PI: Bijoy K. Ghosh, Washington University (St. Louis)
Co-PIs: Wijesuriya P. Dayawansa, Texas Tech University
Alberto Isidori, Washington University
Clyde F. Martin, Texas Tech University
Philip S. Ulinski, University of Chicago

Biological systems have an innate capability for learning and representation of dynamical cues from the environment and a navigational and gaze control capability to sustain themselves in an unstructured environment. Such a paradigm is largely lacking in engineered and artificial navigational systems. Man-made systems, (viz. a walking or a mobile robot), are designed and manufactured on the basis of a specific task objective with little emphasis on the design of a feedback control system.

The proposed research interests include microcircuits of motion detection in the visual cortex of a turtle; pattern recognition and visual attention in primate visual system; muscle dynamics, head eye coordination and asymptotic tracking; information feedback and learning.
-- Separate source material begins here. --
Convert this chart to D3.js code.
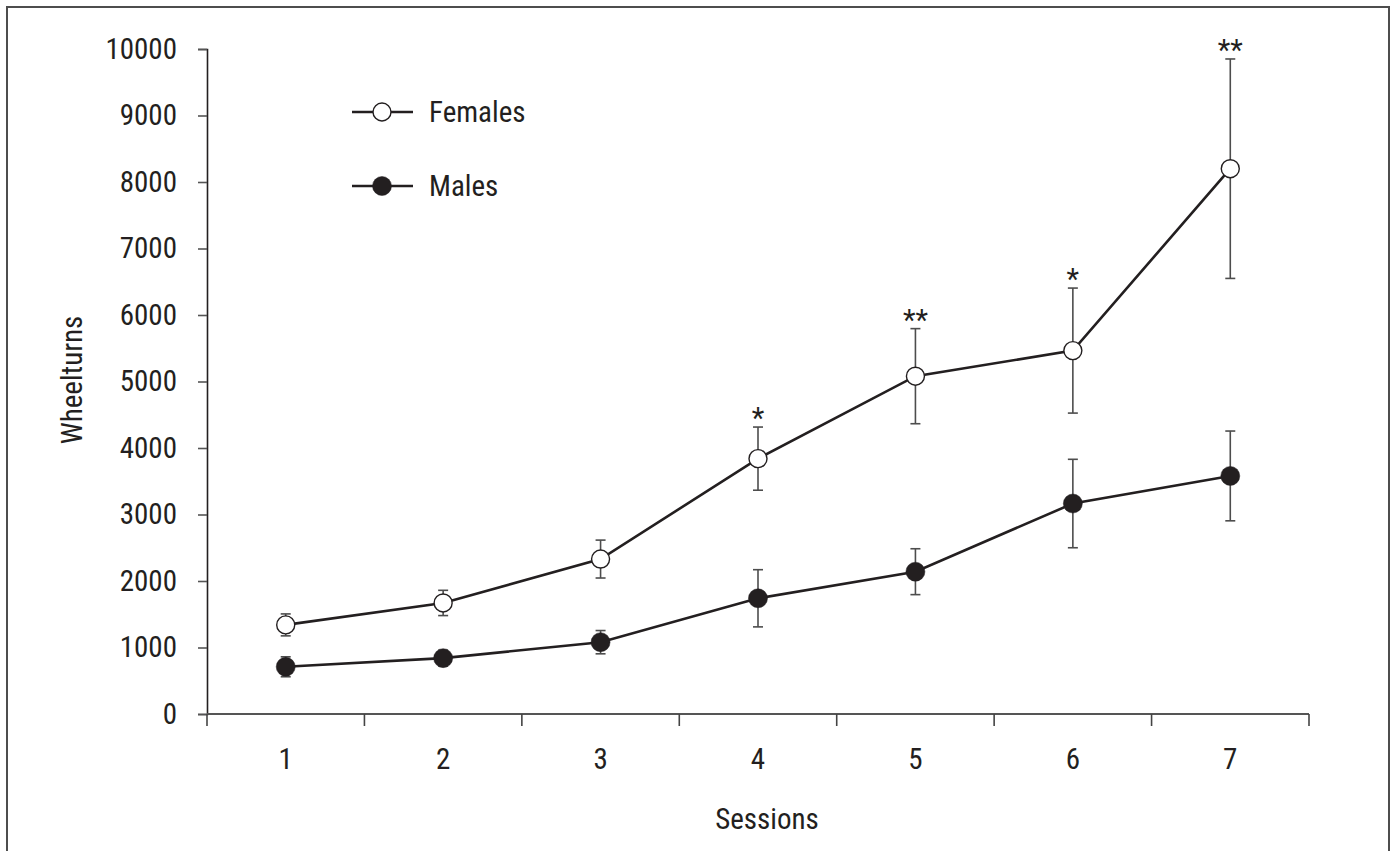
<!DOCTYPE html>
<html>
<head>
<meta charset="utf-8">
<script src="https://cdn.jsdelivr.net/npm/d3@7"></script>
<style>
  html, body { margin: 0; padding: 0; background: #fff; }
  svg text { font-family: "Liberation Sans Narrow", "Arial Narrow", "Roboto Condensed", "Liberation Sans", sans-serif; fill: #231f20; }
</style>
</head>
<body>
<svg id="chart" width="1395" height="851"></svg>
<script>
// Wheel-running activity per session, mean ± SEM
const sessions = ["1", "2", "3", "4", "5", "6", "7"];
const femalesMean = [1340, 1670, 2330, 3840, 5080, 5465, 8200];
const femalesSem  = [165, 190, 285, 475, 715, 940, 1650];
const malesMean   = [710, 840, 1080, 1740, 2140, 3165, 3580];
const malesSem    = [150, 120, 175, 430, 345, 665, 675];
// significance markers over the female series
const signif = ["", "", "", "*", "**", "*", "**"];
const yTicks = [0, 1000, 2000, 3000, 4000, 5000, 6000, 7000, 8000, 9000, 10000];

const ink = "#231f20";
const svg = d3.select("#chart");

// outer frame
svg.append("rect")
  .attr("x", 7).attr("y", 7).attr("width", 1382).attr("height", 860)
  .attr("fill", "none").attr("stroke", "#4d4d4d").attr("stroke-width", 2);

const plotLeft = 207, plotRight = 1309, plotTop = 49, plotBottom = 714;

const x = d3.scaleBand().domain(sessions).range([plotLeft, plotRight]).padding(0);
const y = d3.scaleLinear().domain([0, 10000]).range([plotBottom, plotTop]);
const cx = s => x(s) + x.bandwidth() / 2;

// y axis
const yAxis = svg.append("g")
  .attr("transform", `translate(${plotLeft},0)`)
  .call(d3.axisLeft(y).tickValues(yTicks).tickSize(9).tickPadding(21).tickFormat(d3.format("d")));
yAxis.select(".domain").attr("stroke", ink).attr("stroke-width", 1.6);
yAxis.selectAll(".tick line").attr("stroke", "#555").attr("stroke-width", 1.6);
yAxis.selectAll(".tick text").attr("font-size", 29).attr("fill", ink);

// x axis: ticks at band boundaries, labels at band centres
const xAxisG = svg.append("g").attr("transform", `translate(0,${plotBottom})`);
xAxisG.append("line")
  .attr("x1", plotLeft).attr("x2", plotRight).attr("y1", 0).attr("y2", 0)
  .attr("stroke", "#555").attr("stroke-width", 2);
const boundaries = sessions.map(s => x(s)).concat([x(sessions[sessions.length - 1]) + x.bandwidth()]);
xAxisG.selectAll("line.tick").data(boundaries).enter().append("line")
  .attr("class", "tick")
  .attr("x1", d => d).attr("x2", d => d).attr("y1", 0).attr("y2", 12)
  .attr("stroke", "#444").attr("stroke-width", 1.6);
xAxisG.selectAll("text.tl").data(sessions).enter().append("text")
  .attr("class", "tl")
  .attr("x", d => cx(d)).attr("y", 55)
  .attr("text-anchor", "middle").attr("font-size", 29)
  .text(d => d);

// axis titles
svg.append("text")
  .attr("x", cx("4") + 9).attr("y", 829)
  .attr("text-anchor", "middle").attr("font-size", 29)
  .text("Sessions");
svg.append("text")
  .attr("transform", "translate(82,380) rotate(-90)")
  .attr("text-anchor", "middle").attr("font-size", 29)
  .text("Wheelturns");

function drawSeries(means, sems, filled) {
  const pts = sessions.map((s, i) => ({ s, m: means[i], e: sems[i] }));
  const g = svg.append("g");
  // error bars
  const eb = g.selectAll("g.eb").data(pts).enter().append("g")
    .attr("stroke", "#4d4d4d").attr("stroke-width", 1.6);
  eb.append("line")
    .attr("x1", d => cx(d.s)).attr("x2", d => cx(d.s))
    .attr("y1", d => y(d.m + d.e)).attr("y2", d => y(d.m - d.e));
  eb.append("line")
    .attr("x1", d => cx(d.s) - 5).attr("x2", d => cx(d.s) + 5)
    .attr("y1", d => y(d.m + d.e)).attr("y2", d => y(d.m + d.e));
  eb.append("line")
    .attr("x1", d => cx(d.s) - 5).attr("x2", d => cx(d.s) + 5)
    .attr("y1", d => y(d.m - d.e)).attr("y2", d => y(d.m - d.e));
  // connecting line
  g.append("path")
    .datum(pts)
    .attr("fill", "none").attr("stroke", ink).attr("stroke-width", 2.6)
    .attr("d", d3.line().x(d => cx(d.s)).y(d => y(d.m)));
  // markers
  g.selectAll("circle").data(pts).enter().append("circle")
    .attr("cx", d => cx(d.s)).attr("cy", d => y(d.m))
    .attr("r", filled ? 9.5 : 9)
    .attr("fill", filled ? ink : "#fff")
    .attr("stroke", ink).attr("stroke-width", filled ? 0.5 : 1.4);
}

drawSeries(malesMean, malesSem, true);
drawSeries(femalesMean, femalesSem, false);

// significance asterisks
svg.selectAll("text.sig").data(sessions.map((s, i) => ({ s, t: signif[i], hi: femalesMean[i] + femalesSem[i] })))
  .enter().append("text")
  .attr("class", "sig")
  .attr("x", d => cx(d.s)).attr("y", d => y(d.hi) + 1)
  .attr("text-anchor", "middle").attr("font-size", 29)
  .text(d => d.t);

// legend
const legend = [
  { label: "Females", filled: false, yy: 112 },
  { label: "Males", filled: true, yy: 186 }
];
const lg = svg.selectAll("g.lg").data(legend).enter().append("g").attr("class", "lg");
lg.append("line")
  .attr("x1", 352).attr("x2", 413).attr("y1", d => d.yy).attr("y2", d => d.yy)
  .attr("stroke", ink).attr("stroke-width", 2.6);
lg.append("circle")
  .attr("cx", 382).attr("cy", d => d.yy)
  .attr("r", d => d.filled ? 9.5 : 9)
  .attr("fill", d => d.filled ? ink : "#fff")
  .attr("stroke", ink).attr("stroke-width", d => d.filled ? 0.5 : 1.4);
lg.append("text")
  .attr("x", 429).attr("y", d => d.yy + 10)
  .attr("font-size", 29)
  .text(d => d.label);
</script>
</body>
</html>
We would develop a suitable algorithm that would learn from its visual cues and visually predict the motion of a target in a cluttered environment; we would determine what are the biological mechanisms that allow us to attend to a selected region of a visual space; we would develop an algorithm to coordinate the motion of head and eye for the purpose of gaze control and asymptotic- tracking; and we hope understand "dynamical problems in perception," introducing dynamical systems with perspective observation geometry. The goal is to derive algorithms that would visually estimate the motion parameters in a dynamically changing scene using biologically inspired models of the retina and Information-coding.

An intelligent system needs to control the flow of information through judicious choice of its scarce resources. This team proposes to introduce and investigate a new Information Guided Feedback Paradigm for improved perception, learning, action planning and control that is an important research problem with a tremendous potential for education. Engineers would learn from biological systems as to how machines (robots) of the future could integrate sensory (visual) knowledge, build an internal representation (based on neural coding) and be guided by information feedback towards an improved man/machine interaction.